Origins of landscape architecture

Defined as the art of composing buildings and paving with landform, vegetation and water, landscape architecture is as old as civilisation. Its first application was to the design of cities and gardens. Gilgamesh boasted that ‘One third of the whole is city, one third is garden, and one third is field’. He was King of Uruk sometime between 2800 and 2500 BCE. Use of the term ‘landscape architecture’ is more recent.
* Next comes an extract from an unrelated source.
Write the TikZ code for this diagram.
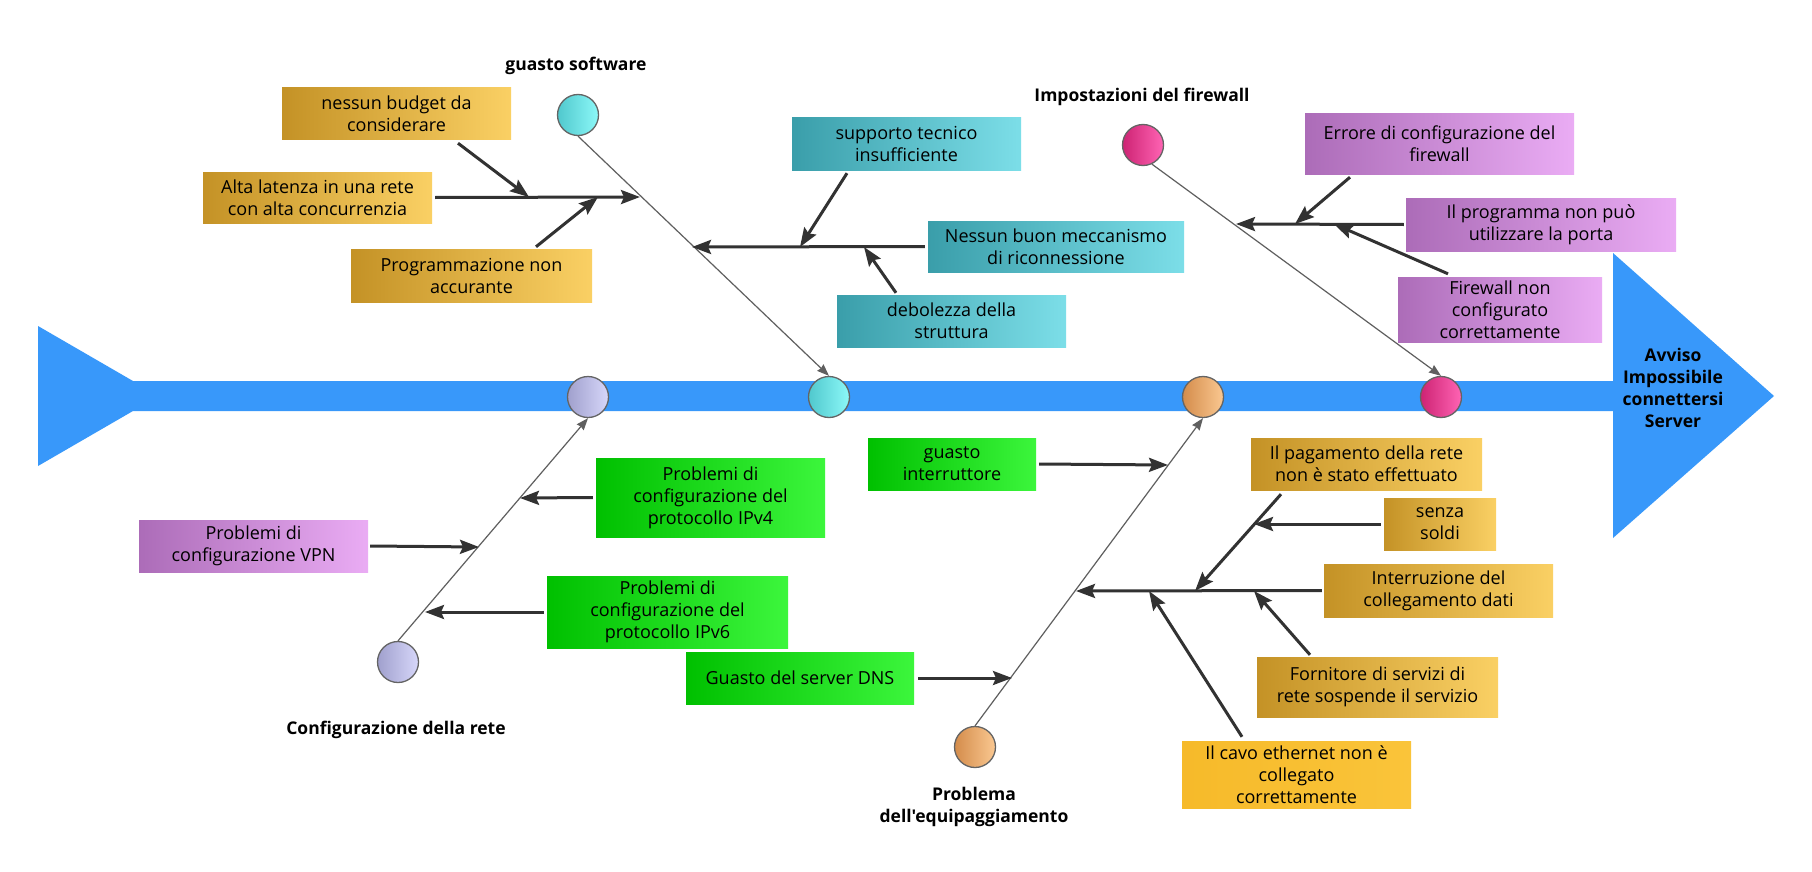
\documentclass[tikz,border=0pt]{standalone}
\usepackage{fontspec}
\setmainfont{Open Sans}
\newfontfamily\plainopen{Open Sans}
\usetikzlibrary{arrows.meta,calc,shapes.geometric}

\definecolor{spinec}{RGB}{56,152,250}
\definecolor{goldL}{RGB}{196,146,38}
\definecolor{goldR}{RGB}{250,208,100}
\definecolor{tealL}{RGB}{58,158,170}
\definecolor{tealR}{RGB}{124,222,232}
\definecolor{purpL}{RGB}{172,108,184}
\definecolor{purpR}{RGB}{234,172,244}
\definecolor{grnL}{RGB}{0,192,0}
\definecolor{grnR}{RGB}{60,246,60}
\definecolor{cavoL}{RGB}{246,186,42}
\definecolor{cavoR}{RGB}{250,196,58}
\definecolor{bonec}{RGB}{50,50,50}
\definecolor{finec}{RGB}{95,95,95}
\definecolor{knotc}{RGB}{100,100,100}
\definecolor{cyL}{RGB}{80,200,205}
\definecolor{cyR}{RGB}{140,248,248}
\definecolor{pkL}{RGB}{205,35,115}
\definecolor{pkR}{RGB}{255,100,180}
\definecolor{lvL}{RGB}{160,160,205}
\definecolor{lvR}{RGB}{215,215,250}
\definecolor{orL}{RGB}{212,140,75}
\definecolor{orR}{RGB}{250,200,145}

\begin{document}
\begin{tikzpicture}[x=1pt,y=-1pt,
  box/.style={minimum height=52, inner sep=1pt, align=center,
    font=\fontsize{18}{22}\selectfont, text=black},
  goldbox/.style={box, left color=goldL, right color=goldR},
  tealbox/.style={box, left color=tealL, right color=tealR},
  purpbox/.style={box, left color=purpL, right color=purpR},
  grnbox/.style={box, left color=grnL, right color=grnR},
  cavobox/.style={box, left color=cavoL, right color=cavoR},
  bone/.style={draw=bonec, line width=3pt, -{Stealth[length=19pt,width=14pt,inset=3pt]}},
  fine/.style={draw=finec, line width=1.2pt, -{Stealth[length=12pt,width=9pt,inset=1pt]}},
  knot/.style={ellipse, minimum width=41, minimum height=41, inner sep=0, draw=knotc, line width=1.3pt},
  cyknot/.style={knot, left color=cyL, right color=cyR},
  pkknot/.style={knot, left color=pkL, right color=pkR},
  lvknot/.style={knot, left color=lvL, right color=lvR},
  orknot/.style={knot, left color=orL, right color=orR},
  lab/.style={font=\bfseries\fontsize{17.5}{22}\selectfont, align=center}
]
\useasboundingbox (0,0) rectangle (1812,872);
\fill[white] (0,0) rectangle (1812,872);

% spine with tail and head
\fill[spinec] (38,326) -- (133,381) -- (1613,381) -- (1613,253) -- (1774,396)
  -- (1613,538) -- (1613,411) -- (133,411) -- (38,466) -- cycle;
\node[lab] (effect) at (1673,388) {Avviso\\Impossibile\\connettersi\\Server};

% knots
\node[cyknot] (k1) at (578,115) {};
\node[cyknot] (s1) at (829,397) {};
\node[pkknot] (k2) at (1143,145) {};
\node[pkknot] (s2) at (1441,397) {};
\node[lvknot] (k3) at (398,662) {};
\node[lvknot] (s3) at (588,397) {};
\node[orknot] (k4) at (975,747) {};
\node[orknot] (s4) at (1203,397) {};

% category labels
\node[lab] (l1) at (576,66) {guasto software};
\node[lab] (l2) at (1142,97) {Impostazioni del firewall};
\node[lab] (l3) at (396,730) {Configurazione della rete};
\node[lab] (l4) at (974,807) {Problema\\{\plainopen\bfseries dell'equipaggiamento}};

% category lines
\draw[fine] (k1.south) -- (s1.north);
\draw[fine] (k2.-65) -- (s2.north);
\draw[fine] (k3.north) -- (s3.south);
\draw[fine] (k4.north) -- (s4.south);

% boxes
\node[goldbox, minimum width=229, minimum height=52] (nessun) at (396.5,114) {nessun budget da\\considerare};
\node[goldbox, minimum width=229, minimum height=51] (alta) at (317.5,197.5) {Alta latenza in una rete\\con alta concurrenzia};
\node[goldbox, minimum width=241, minimum height=53] (prog) at (471.5,275.5) {Programmazione non\\accurante};
\node[tealbox, minimum width=229] (supp) at (906.5,144) {supporto tecnico\\insufficiente};
\node[tealbox, minimum width=256, minimum height=51] (ricon) at (1056,246.5) {Nessun buon meccanismo\\di riconnessione};
\node[tealbox, minimum width=229] (debo) at (951.5,321) {debolezza della\\struttura};
\node[purpbox, minimum width=269, minimum height=60] (erro) at (1439.5,144) {Errore di configurazione del\\firewall};
\node[purpbox, minimum width=270, minimum height=53] (porta) at (1541,224.5) {Il programma non può\\utilizzare la porta};
\node[purpbox, minimum width=204, minimum height=65] (fwnon) at (1500,309.5) {Firewall non\\configurato\\correttamente};
\node[grnbox, minimum width=168] (gint) at (952,464) {guasto\\interruttore};
\node[goldbox, minimum width=231] (paga) at (1366.5,464) {Il pagamento della rete\\non è stato effettuato};
\node[goldbox, minimum width=112] (senza) at (1440,524) {senza\\soldi};
\node[goldbox, minimum width=229, minimum height=53] (inter) at (1438.5,590.5) {Interruzione del\\collegamento dati};
\node[goldbox, minimum width=241, minimum height=60] (forn) at (1377.5,687) {Fornitore di servizi di\\rete sospende il servizio};
\node[cavobox, minimum width=229, minimum height=67] (cavo) at (1296.5,774.5) {Il cavo ethernet non è\\collegato\\correttamente};
\node[grnbox, minimum width=228] (dns) at (800,678) {Guasto del server DNS};
\node[grnbox, minimum width=229, minimum height=79] (ipv4) at (710.5,497.5) {Problemi di\\configurazione del\\protocollo IPv4};
\node[purpbox, minimum width=229] (vpn) at (253.5,546) {Problemi di\\configurazione VPN};
\node[grnbox, minimum width=241, minimum height=72] (ipv6) at (667.5,612) {Problemi di\\configurazione del\\protocollo IPv6};

% tip coordinates
\coordinate (tA) at (640,197);
\coordinate (tB) at (692,247);
\coordinate (tC) at (1236,224);
\coordinate (tD) at (1076,591);
\coordinate (tG) at (1168,465);
\coordinate (tDNS) at (1012,678);
\coordinate (t4) at (520,498);
\coordinate (tV) at (479,547);
\coordinate (t6) at (425,612);
\coordinate (tNes) at (529,197);
\coordinate (tPro) at (598,197);
\coordinate (tSup) at (800,247);
\coordinate (tDeb) at (864,247);
\coordinate (tErr) at (1295,224);
\coordinate (tFw) at (1334,224);
\coordinate (tPag) at (1195,591);
\coordinate (tSen) at (1254,524);
\coordinate (tFor) at (1254,591);
\coordinate (tCav) at (1149,591);

% main bones
\draw[bone] ($(alta.east)+(3,0)$) -- (tA);
\draw[bone] ($(ricon.west)+(-3,0)$) -- (tB);
\draw[bone] ($(porta.west)+(-2,0)$) -- (tC);
\draw[bone] ($(inter.west)+(-2,0)$) -- (tD);
\draw[bone] ($(gint.east)+(3,0)$) -- (tG);
\draw[bone] ($(dns.east)+(4,0)$) -- (tDNS);
\draw[bone] ($(ipv4.west)+(-3,0)$) -- (t4);
\draw[bone] ($(vpn.east)+(2,0)$) -- (tV);
\draw[bone] ($(ipv6.west)+(-3,0)$) -- (t6);

% sub bones
\draw[bone] ($(nessun.south)+(61.5,3)$) -- (tNes);
\draw[bone] ($(prog.north)+(64.5,-2)$) -- (tPro);
\draw[bone] ($(supp.south)+(-59.5,3)$) -- (tSup);
\draw[bone] ($(debo.north)+(-55.5,-2)$) -- (tDeb);
\draw[bone] ($(erro.south)+(-89.5,3)$) -- (tErr);
\draw[bone] ($(fwnon.north)+(-52,-3)$) -- (tFw);
\draw[bone] ($(paga.south)+(-85.5,4)$) -- (tPag);
\draw[bone] ($(senza.west)+(-3,0)$) -- (tSen);
\draw[bone] ($(forn.north)+(-67.5,-2)$) -- (tFor);
\draw[bone] ($(cavo.north)+(-54.5,-4)$) -- (tCav);
\end{tikzpicture}
\end{document}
Gilbert Laing Meason's 1828 book is the origin of the term 'landscape architecture'
Gilbert Laing Meason’s 1828 book is the origin of the term ‘landscape architecture’. See eBook

The modern term ‘landscape architecture’ comes from the title of a book published in 1828. Written by Gilbert Laing Meason, a Scotsman, it deals with the question of relating architecture to landscape. William Andrews Nesfield, who designed garden areas for Buckingham Palace in London and Castle Howard in Yorkshire, was the first person to use ‘landscape architect’ as a professional title. The first person to use the term for the art of designing public open space, which is it modern usage, was Frederick Law Olmsted in 1863. He is known as the Father of American Landscape Architecture. The American Society of Landscape Architects (ASLA) was founded in 1899. The first professional association in Europe was the Bund Deutscher Landschaftsarchitecten founded in 1913 and the first school of landscape architecture was at Ås in Norway.  Sir Patrick Geddes brought the term to Britain c1901. The UK Institute of Landscape Architects (now the Landscape Institute, LI) was founded in 1929 and the International Federation of Landscape Architects (IFLA) was founded in 1948 with Sir Geoffrey Jellicoe as its first president.